Starting from the top of the material, restate each line exactly until the line that contains "color: '#b4b4b4', dot: '#9a9a9a'", which is also copied. Pictures are excluded.

=== Records for this exercise ===

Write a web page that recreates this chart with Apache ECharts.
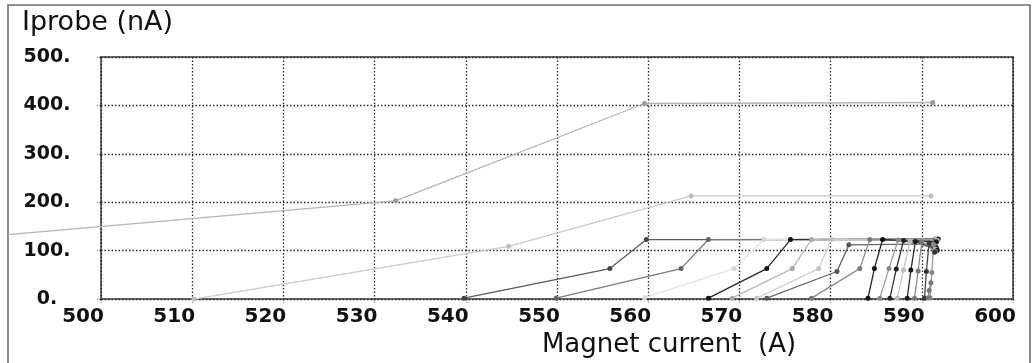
<!DOCTYPE html>
<html>
<head>
<meta charset="utf-8">
<script src="https://cdn.jsdelivr.net/npm/echarts@6/dist/echarts.min.js"></script>
<style>
  html, body { margin: 0; padding: 0; background: #fff; }
  #chart { width: 1033px; height: 363px; }
</style>
</head>
<body>
<div id="chart"></div>
<script>
// Probe current versus magnet current, one trace per scan.
const xTicks = [500, 510, 520, 530, 540, 550, 560, 570, 580, 590, 600];
const yTicks = [0, 100, 200, 300, 400, 500];

const scan01 = [[489.8, 133], [532.3, 203], [559.6, 404], [591.2, 406]];
const scan02 = [[510.2, 0], [544.7, 109], [564.7, 213], [591.0, 213]];
const scan03 = [[539.8, 2], [555.8, 63], [559.8, 123], [591.5, 123]];
const scan04 = [[549.9, 2], [563.6, 63], [566.6, 123], [591.5, 124]];
const scan05 = [[559.6, 3], [569.4, 63], [572.7, 123], [591.6, 124]];
const scan06 = [[566.6, 2], [573.0, 63], [575.6, 123], [591.8, 124]];
const scan07 = [[569.2, 2], [575.8, 63], [577.9, 123], [591.6, 122]];
const scan08 = [[571.9, 2], [578.7, 63], [580.1, 123], [591.7, 121]];
const scan09 = [[573.0, 2], [580.7, 57], [582.0, 112], [591.4, 114]];
const scan10 = [[577.9, 2], [583.2, 63], [584.3, 123], [591.5, 120]];
const scan11 = [[584.1, 2], [584.8, 63], [585.7, 123], [591.6, 118]];
const scan12 = [[585.4, 2], [586.4, 63], [587.4, 122], [591.5, 110]];
const scan13 = [[586.5, 2], [587.2, 62], [588.0, 121], [591.6, 106]];
const scan14 = [[587.3, 2], [588.0, 60], [588.7, 120], [591.5, 103]];
const scan15 = [[588.4, 2], [588.8, 60], [589.3, 119], [591.7, 101]];
const scan16 = [[589.2, 2], [589.6, 58], [590.0, 118], [591.5, 99]];
const scan17 = [[590.3, 2], [590.5, 57], [590.8, 116], [591.4, 97]];
const scan18 = [[590.9, 3], [591.1, 55], [591.3, 113]];
const scan19 = [[590.7, 3], [590.8, 18], [591.0, 34]];

// The first scan starts left of the axis range, so it is drawn with a
// custom series (not clipped to the plot area).
const firstScan = { data: scan01, color: '#b4b4b4', dot: '#9a9a9a' };

const scans = [
  { data: scan02, color: '#cacaca', dot: '#bdbdbd' },
  { data: scan03, color: '#5a5a5a', dot: '#444' },
  { data: scan04, color: '#7a7a7a', dot: '#666' },
  { data: scan05, color: '#e2e2e2', dot: '#d8d8d8' },
  { data: scan06, color: '#2a2a2a', dot: '#111' },
  { data: scan07, color: '#b8b8b8', dot: '#aaa' },
  { data: scan08, color: '#cfcfcf', dot: '#c2c2c2' },
  { data: scan09, color: '#666', dot: '#555' },
  { data: scan10, color: '#8c8c8c', dot: '#777' },
  { data: scan11, color: '#222', dot: '#111' },
  { data: scan12, color: '#999', dot: '#888' },
  { data: scan13, color: '#333', dot: '#222' },
  { data: scan14, color: '#c8c8c8', dot: '#bbb' },
  { data: scan15, color: '#2e2e2e', dot: '#1a1a1a' },
  { data: scan16, color: '#8a8a8a', dot: '#777' },
  { data: scan17, color: '#444', dot: '#333' },
  { data: scan18, color: '#999', dot: '#888' },
  { data: scan19, color: '#888', dot: '#777' }
];

const chart = echarts.init(document.getElementById('chart'), null, { renderer: 'canvas' });

const dotted = { color: '#2b2b2b', width: 1.3, type: [1.5, 2] };

const series = scans.map(s => ({
  type: 'line',
  symbol: 'circle',
  symbolSize: 5,
  lineStyle: { color: s.color, width: 1.3 },
  itemStyle: { color: s.dot },
  data: s.data,
  z: 3
}));

series.unshift({
  type: 'custom',
  clip: false,
  z: 3,
  data: firstScan.data,
  encode: { x: 0, y: 1 },
  renderItem: (params, api) => {
    const i = params.dataIndex;
    const p = api.coord([api.value(0), api.value(1)]);
    const children = [];
    if (i > 0) {
      const prev = firstScan.data[i - 1];
      const q = api.coord(prev);
      children.push({
        type: 'line',
        shape: { x1: q[0], y1: q[1], x2: p[0], y2: p[1] },
        style: { stroke: firstScan.color, lineWidth: 1.3 }
      });
      children.push({
        type: 'circle',
        shape: { cx: p[0], cy: p[1], r: 2.5 },
        style: { fill: firstScan.dot },
        z2: 2
      });
    }
    return { type: 'group', children };
  }
});

chart.setOption({
  animation: false,
  backgroundColor: '#fff',
  grid: {
    left: 101, top: 57, width: 912, height: 248,
    show: true, borderColor: '#6a6a6a', borderWidth: 2, backgroundColor: 'transparent'
  },
  xAxis: {
    type: 'value',
    min: xTicks[0], max: xTicks[xTicks.length - 1], interval: 10,
    axisLine: { show: false },
    axisTick: { show: true, length: 4, lineStyle: dotted },
    splitLine: { show: true, lineStyle: dotted },
    axisLabel: {
      showMinLabel: true, showMaxLabel: true,
      fontFamily: 'DejaVu Sans', fontWeight: 'bold', fontSize: 20, color: '#111',
      margin: 8, align: 'center', padding: [0, 36, 0, 0]
    },
    name: 'Magnet current  (A)',
    nameLocation: 'middle', nameGap: 23,
    nameTextStyle: {
      fontFamily: 'DejaVu Sans', fontSize: 26, color: '#111',
      verticalAlign: 'top', padding: [0, 0, 0, 224]
    }
  },
  yAxis: {
    type: 'value',
    min: yTicks[0], max: yTicks[yTicks.length - 1], interval: 100,
    axisLine: { show: false },
    axisTick: { show: true, length: 4, lineStyle: dotted },
    splitLine: { show: true, lineStyle: dotted },
    axisLabel: {
      showMinLabel: true, showMaxLabel: true,
      formatter: v => v + '.',
      fontFamily: 'DejaVu Sans', fontWeight: 'bold', fontSize: 19, color: '#111',
      align: 'center', margin: 54
    }
  },
  graphic: [
    {
      type: 'rect', silent: true, z: 0,
      shape: { x: 8, y: 5, width: 1022, height: 400 },
      style: { fill: 'none', stroke: '#6f6f6f', lineWidth: 1.6 }
    },
    {
      type: 'text', left: 22, top: 9, silent: true,
      style: { text: 'Iprobe (nA)', fontFamily: 'DejaVu Sans', fontSize: 27, fill: '#111' }
    }
  ],
  series: series
});
</script>
</body>
</html>
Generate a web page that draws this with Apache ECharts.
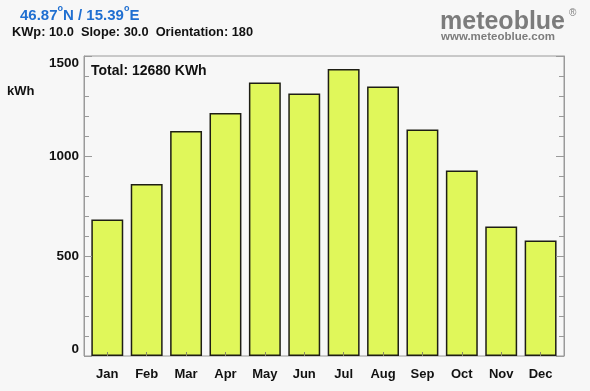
<!DOCTYPE html>
<html>
<head>
<meta charset="utf-8">
<script src="https://cdn.jsdelivr.net/npm/echarts@6/dist/echarts.min.js"></script>
<style>
html,body{margin:0;padding:0;background:#f7f7f7;}
#chart{width:590px;height:391px;}
</style>
</head>
<body>
<div id="chart"></div>
<script>
const categories = ['Jan','Feb','Mar','Apr','May','Jun','Jul','Aug','Sep','Oct','Nov','Dec'];
const energyKWh = [683, 860, 1125, 1215, 1367, 1312, 1435, 1348, 1133, 927, 647, 578];
const yTicks = [0, 500, 1000, 1500];
const totalText = 'Total: 12680 KWh';
const paramsText = 'KWp: 10.0  Slope: 30.0  Orientation: 180';

const FONT = '"Liberation Sans", Arial, Helvetica, sans-serif';
const chart = echarts.init(document.getElementById('chart'), null, {renderer: 'canvas'});
const AXIS_GRAY = '#9a9a9a';

const yAxisCommon = {
  type: 'value',
  gridIndex: 0,
  min: yTicks[0],
  max: yTicks[yTicks.length - 1],
  interval: 500,
  axisLine: {show: true, lineStyle: {color: AXIS_GRAY, width: 1}},
  axisTick: {show: true, inside: true, length: 8, lineStyle: {color: AXIS_GRAY}},
  minorTick: {show: true, splitNumber: 5, length: 5, lineStyle: {color: AXIS_GRAY}},
  splitLine: {show: false},
  z: 3
};

chart.setOption({
  backgroundColor: '#f7f7f7',
  animation: false,
  grid: [
    {left: 84, right: 26, top: 56, bottom: 35, show: true, borderColor: AXIS_GRAY, borderWidth: 1, backgroundColor: '#f7f7f7'},
    {left: 87.6, right: 29.7, top: 56, bottom: 35, show: false}
  ],
  xAxis: [
    {type: 'category', gridIndex: 0, data: categories, show: false},
    {
      type: 'category',
      gridIndex: 1,
      data: categories,
      axisLine: {show: false},
      axisTick: {show: true, inside: true, alignWithLabel: true, length: 4, lineStyle: {color: '#8a8a6a'}},
      axisLabel: {color: '#111', fontFamily: FONT, fontWeight: 'bold', fontSize: 13, margin: 12},
      z: 3
    }
  ],
  yAxis: [
    Object.assign({}, yAxisCommon, {
      position: 'left',
      axisLabel: {
        color: '#111', fontFamily: FONT, fontWeight: 'bold', fontSize: 13.5, margin: 5,
        formatter: v => String(v),
        verticalAlignMaxLabel: 'top',
        verticalAlignMinLabel: 'bottom'
      }
    }),
    Object.assign({}, yAxisCommon, {
      position: 'right',
      axisLabel: {show: false}
    }),
    {
      type: 'value', gridIndex: 1, min: yTicks[0], max: yTicks[yTicks.length - 1], show: false
    }
  ],
  series: [{
    type: 'bar',
    xAxisIndex: 1,
    yAxisIndex: 2,
    data: energyKWh,
    barCategoryGap: '19%',
    itemStyle: {color: '#e0f75a', borderColor: '#1e1e14', borderWidth: 1.5}
  }],
  graphic: [
    {
      type: 'text', left: 20, top: 4,
      style: {
        text: '{b|46.87}{s|o}{b|N / 15.39}{s|o}{b|E}',
        rich: {
          b: {fontFamily: FONT, fontWeight: 'bold', fontSize: 15, fill: '#1f6fd1', verticalAlign: 'bottom', lineHeight: 19},
          s: {fontFamily: FONT, fontWeight: 'bold', fontSize: 9, fill: '#1f6fd1', verticalAlign: 'top', lineHeight: 19, padding: [0, 0, 8, 0]}
        }
      }
    },
    {
      type: 'text', left: 12, top: 26,
      style: {text: paramsText, fontFamily: FONT, fontWeight: 'bold', fontSize: 12.8, fill: '#111'}
    },
    {
      type: 'text', left: 7, top: 85,
      style: {text: 'kWh', fontFamily: FONT, fontWeight: 'bold', fontSize: 13, fill: '#111'}
    },
    {
      type: 'text', left: 91, top: 64,
      style: {text: totalText, fontFamily: FONT, fontWeight: 'bold', fontSize: 14, fill: '#111'}
    },
    {
      type: 'text', left: 440, top: 10,
      style: {text: 'meteoblue', fontFamily: FONT, fontWeight: 'bold', fontSize: 25, fill: '#7c7c7c'}
    },
    {
      type: 'text', left: 569, top: 8,
      style: {text: '®', fontFamily: FONT, fontSize: 10, fill: '#7c7c7c'}
    },
    {
      type: 'text', left: 441, top: 31,
      style: {text: 'www.meteoblue.com', fontFamily: FONT, fontWeight: 'bold', fontSize: 11.5, fill: '#7c7c7c'}
    }
  ]
});
</script>
</body>
</html>
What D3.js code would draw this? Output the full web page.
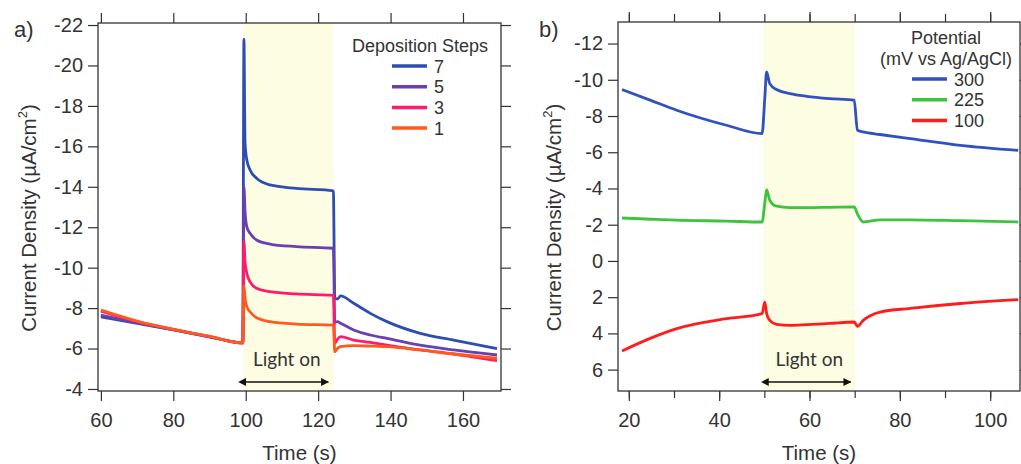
<!DOCTYPE html>
<html>
<head>
<meta charset="utf-8">
<script src="https://cdn.jsdelivr.net/npm/d3@7"></script>
<style>
  body { margin: 0; background: #fff; }
  svg text { font-family: "Liberation Sans", Arial, sans-serif; fill: #333; }
  .axis text { font-size: 20px; }
  .axis line { stroke: #333; stroke-width: 1.2; }
  .axis path { display: none; }
  .lighton { font-family: Lato, "Open Sans", sans-serif !important; font-size: 19px; }
</style>
</head>
<body>
<svg id="canvas" width="1021" height="464"></svg>
<script>
// ---- panel a : deposition steps ----
const timesA = [60, 70, 80, 90, 99.2, 99.5, 99.8, 100.3, 101.2, 103, 106.7, 114, 124.2,
                124.6, 125.3, 126.2, 129.8, 134.4, 139, 148.2, 157.4, 169.4];
const steps7 = [-7.57, -7.25, -6.92, -6.58, -6.28, -21.3, -16.2, -15.32, -14.83, -14.42, -14.09, -13.92, -13.8,
                -8.5, -8.45, -8.6, -8.24, -7.74, -7.33, -6.75, -6.42, -6.0];
const steps5 = [-7.65, -7.28, -6.93, -6.58, -6.28, -14.0, -12.8, -12.02, -11.7, -11.37, -11.17, -11.04, -10.96,
                -7.3, -7.33, -7.25, -6.92, -6.67, -6.5, -6.17, -5.93, -5.68];
const steps3 = [-7.85, -7.33, -6.95, -6.6, -6.28, -11.3, -10.3, -9.72, -9.3, -8.98, -8.81, -8.7, -8.63,
                -6.26, -6.45, -6.59, -6.42, -6.3, -6.17, -5.93, -5.73, -5.4];
const steps1 = [-7.9, -7.36, -6.95, -6.6, -6.28, -9.1, -8.5, -8.07, -7.82, -7.52, -7.33, -7.21, -7.16,
                -5.84, -6.0, -6.09, -6.14, -6.12, -6.09, -5.93, -5.73, -5.52];
const seriesA = ['7', '5', '3', '1'];
const colorsA = ['#2d4db3', '#6a3fb0', '#ff1a6c', '#ff5a1c'];
const lightA = [99.3, 124.3];
const arrowA = [99.9, 122.8];
const xTicksA = [60, 80, 100, 120, 140, 160];
const yTicksA = [-22, -20, -18, -16, -14, -12, -10, -8, -6, -4];

// ---- panel b : potential ----
const timesB = [18.5, 25, 30.6, 41.6, 49.5, 50.1, 50.5, 51.2, 52.7, 55.7, 59.4, 64.5, 69.9,
                70.6, 71.9, 75.6, 82.3, 93.4, 106.2];
const pot300 = [-9.46, -8.85, -8.32, -7.49, -7.03, -9.0, -10.43, -9.79, -9.46, -9.24, -9.09, -8.96, -8.87,
                -7.21, -7.12, -6.98, -6.75, -6.38, -6.1];
const pot225 = [-2.37, -2.3, -2.25, -2.2, -2.15, -3.2, -3.94, -3.35, -3.02, -2.94, -2.94, -2.96, -2.98,
                -2.6, -2.15, -2.27, -2.27, -2.22, -2.15];
const pot100 = [4.97, 4.25, 3.74, 3.19, 2.91, 2.27, 2.9, 3.28, 3.5, 3.56, 3.52, 3.45, 3.37,
                3.61, 3.28, 2.82, 2.62, 2.35, 2.14];
const seriesB = ['300', '225', '100'];
const colorsB = ['#2f52bf', '#3cc43c', '#ff1c1c'];
const lightB = [49.8, 70.1];
const arrowB = [50.8, 69.1];
const xTicksB = [20, 40, 60, 80, 100];
const xMinorB = [20, 30, 40, 50, 60, 70, 80, 90, 100];
const yTicksB = [-12, -10, -8, -6, -4, -2, 0, 2, 4, 6];

const svg = d3.select('#canvas');
const plainNum = (d) => String(d);   // keep the ascii hyphen like the original

const defs = svg.append('defs');
['start', 'end'].forEach(function (k) {
    defs.append('marker')
        .attr('id', 'arr-' + k)
        .attr('viewBox', '0 0 10 10')
        .attr('refX', k === 'end' ? 9 : 1).attr('refY', 5)
        .attr('markerWidth', 5).attr('markerHeight', 5)
        .attr('orient', k === 'end' ? 'auto' : 'auto-start-reverse')
        .append('path').attr('d', 'M0,0 L10,5 L0,10 z').attr('fill', '#111');
});

function drawPanel(cfg) {
    const g = svg.append('g');
    const x = d3.scaleLinear().domain(cfg.xDomain).range([cfg.left, cfg.right]);
    const y = d3.scaleLinear().domain(cfg.yDomain).range([cfg.bottom, cfg.top]);

    // light-on band
    g.append('rect')
        .attr('x', x(cfg.light[0])).attr('y', cfg.top)
        .attr('width', x(cfg.light[1]) - x(cfg.light[0]))
        .attr('height', cfg.bottom - cfg.top)
        .attr('fill', '#fdfde4');

    // axes
    g.append('g').attr('class', 'axis')
        .attr('transform', `translate(${cfg.left},0)`)
        .call(d3.axisLeft(y).tickValues(cfg.yTicks).tickSize(10).tickPadding(5).tickFormat(plainNum));
    g.append('g').attr('class', 'axis')
        .attr('transform', `translate(${cfg.right},0)`)
        .call(d3.axisRight(y).tickValues(cfg.yTicks).tickSize(10).tickFormat(''));
    if (cfg.xMinor) {
        g.append('g').attr('class', 'axis')
            .attr('transform', `translate(0,${cfg.bottom})`)
            .call(d3.axisBottom(x).tickValues(cfg.xMinor).tickSize(7).tickFormat(''));
        g.append('g').attr('class', 'axis')
            .attr('transform', `translate(0,${cfg.top})`)
            .call(d3.axisTop(x).tickValues(cfg.xMinor).tickSize(8).tickFormat(''));
    }
    g.append('g').attr('class', 'axis')
        .attr('transform', `translate(0,${cfg.bottom})`)
        .call(d3.axisBottom(x).tickValues(cfg.xTicks).tickSize(10).tickPadding(12).tickFormat(plainNum));
    g.append('g').attr('class', 'axis')
        .attr('transform', `translate(0,${cfg.top})`)
        .call(d3.axisTop(x).tickValues(cfg.xTicks).tickSize(10).tickFormat(''));

    g.append('rect')
        .attr('x', cfg.left).attr('y', cfg.top)
        .attr('width', cfg.right - cfg.left).attr('height', cfg.bottom - cfg.top)
        .attr('fill', 'none').attr('stroke', '#333').attr('stroke-width', 1.3);

    // curves
    const line = d3.line()
        .x((d, i) => x(cfg.times[i]))
        .y((d) => y(d))
        .curve(d3.curveMonotoneX);
    cfg.values.forEach(function (vals, i) {
        g.append('path')
            .attr('d', line(vals))
            .attr('fill', 'none')
            .attr('stroke', cfg.colors[i])
            .attr('stroke-width', 2.8)
            .attr('stroke-linejoin', 'round');
    });

    // light on label + arrow
    const ax0 = x(cfg.arrow[0]), ax1 = x(cfg.arrow[1]);
    g.append('text').attr('class', 'lighton')
        .attr('x', (ax0 + ax1) / 2).attr('y', cfg.bottom - 25)
        .attr('text-anchor', 'middle').text('Light on');
    g.append('line')
        .attr('x1', ax0).attr('x2', ax1)
        .attr('y1', cfg.bottom - 9).attr('y2', cfg.bottom - 9)
        .attr('stroke', '#111').attr('stroke-width', 1.6)
        .attr('marker-start', 'url(#arr-start)').attr('marker-end', 'url(#arr-end)');

    // axis titles
    g.append('text')
        .attr('x', (cfg.left + cfg.right) / 2).attr('y', 460)
        .attr('text-anchor', 'middle').style('font-size', '20.5px').text('Time (s)');
    const yt = g.append('text')
        .attr('transform', `translate(${cfg.titleX},${(cfg.top + cfg.bottom) / 2 + 11}) rotate(-90)`)
        .attr('text-anchor', 'middle').style('font-size', '20.5px');
    yt.append('tspan').text('Current Density (µA/cm');
    yt.append('tspan').attr('dy', -9).style('font-size', '13px').text('2');
    yt.append('tspan').attr('dy', 9).text(')');

    // panel label
    g.append('text').attr('x', cfg.labelX).attr('y', 37)
        .style('font-size', '22px').text(cfg.label);

    // legend
    const lg = g.append('g');
    cfg.legendTitle.forEach(function (t, i) {
        lg.append('text')
            .attr('x', cfg.legendTitleX).attr('y', 52 + i * 21 - cfg.legendShift)
            .attr('text-anchor', cfg.legendAnchor)
            .style('font-size', '18px').text(t);
    });
    cfg.series.forEach(function (s, i) {
        const ly = cfg.legendY0 + i * 20.7;
        lg.append('line')
            .attr('x1', cfg.legendX).attr('x2', cfg.legendX + 35)
            .attr('y1', ly).attr('y2', ly)
            .attr('stroke', cfg.colors[i]).attr('stroke-width', 3.5);
        lg.append('text')
            .attr('x', cfg.legendX + 42).attr('y', ly + 6.5)
            .style('font-size', '18px').text(s);
    });
}

drawPanel({
    left: 98, right: 501, top: 23, bottom: 391,
    xDomain: [59.2, 170.5], yDomain: [-3.9, -22.1],
    xTicks: xTicksA, yTicks: yTicksA,
    times: timesA, values: [steps7, steps5, steps3, steps1],
    colors: colorsA, series: seriesA,
    light: lightA, arrow: arrowA,
    titleX: 36, label: 'a)', labelX: 14,
    legendTitle: ['Deposition Steps'], legendTitleX: 488, legendAnchor: 'end', legendShift: 0,
    legendX: 392, legendY0: 66
});

drawPanel({
    left: 618, right: 1020, top: 22, bottom: 391,
    xDomain: [17.6, 106.6], yDomain: [7.18, -13.19],
    xTicks: xTicksB, xMinor: xMinorB, yTicks: yTicksB,
    times: timesB, values: [pot300, pot225, pot100],
    colors: colorsB, series: seriesB,
    light: lightB, arrow: arrowB,
    titleX: 561, label: 'b)', labelX: 539,
    legendTitle: ['Potential', '(mV vs Ag/AgCl)'], legendTitleX: 946, legendAnchor: 'middle', legendShift: 8,
    legendX: 912, legendY0: 79
});
</script>
</body>
</html>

===

▸ Response for this exercise
Write a web page that recreates this chart with Apache ECharts.
<!DOCTYPE html>
<html>
<head>
<meta charset="utf-8">
<script src="https://cdn.jsdelivr.net/npm/echarts@6/dist/echarts.min.js"></script>
<style>
  html, body { margin: 0; padding: 0; background: #fff; }
  #chart { width: 1033px; height: 363px; }
</style>
</head>
<body>
<div id="chart"></div>
<script>
// Probe current versus magnet current, one trace per scan.
const xTicks = [500, 510, 520, 530, 540, 550, 560, 570, 580, 590, 600];
const yTicks = [0, 100, 200, 300, 400, 500];

const scan01 = [[489.8, 133], [532.3, 203], [559.6, 404], [591.2, 406]];
const scan02 = [[510.2, 0], [544.7, 109], [564.7, 213], [591.0, 213]];
const scan03 = [[539.8, 2], [555.8, 63], [559.8, 123], [591.5, 123]];
const scan04 = [[549.9, 2], [563.6, 63], [566.6, 123], [591.5, 124]];
const scan05 = [[559.6, 3], [569.4, 63], [572.7, 123], [591.6, 124]];
const scan06 = [[566.6, 2], [573.0, 63], [575.6, 123], [591.8, 124]];
const scan07 = [[569.2, 2], [575.8, 63], [577.9, 123], [591.6, 122]];
const scan08 = [[571.9, 2], [578.7, 63], [580.1, 123], [591.7, 121]];
const scan09 = [[573.0, 2], [580.7, 57], [582.0, 112], [591.4, 114]];
const scan10 = [[577.9, 2], [583.2, 63], [584.3, 123], [591.5, 120]];
const scan11 = [[584.1, 2], [584.8, 63], [585.7, 123], [591.6, 118]];
const scan12 = [[585.4, 2], [586.4, 63], [587.4, 122], [591.5, 110]];
const scan13 = [[586.5, 2], [587.2, 62], [588.0, 121], [591.6, 106]];
const scan14 = [[587.3, 2], [588.0, 60], [588.7, 120], [591.5, 103]];
const scan15 = [[588.4, 2], [588.8, 60], [589.3, 119], [591.7, 101]];
const scan16 = [[589.2, 2], [589.6, 58], [590.0, 118], [591.5, 99]];
const scan17 = [[590.3, 2], [590.5, 57], [590.8, 116], [591.4, 97]];
const scan18 = [[590.9, 3], [591.1, 55], [591.3, 113]];
const scan19 = [[590.7, 3], [590.8, 18], [591.0, 34]];

// The first scan starts left of the axis range, so it is drawn with a
// custom series (not clipped to the plot area).
const firstScan = { data: scan01, color: '#b4b4b4', dot: '#9a9a9a' };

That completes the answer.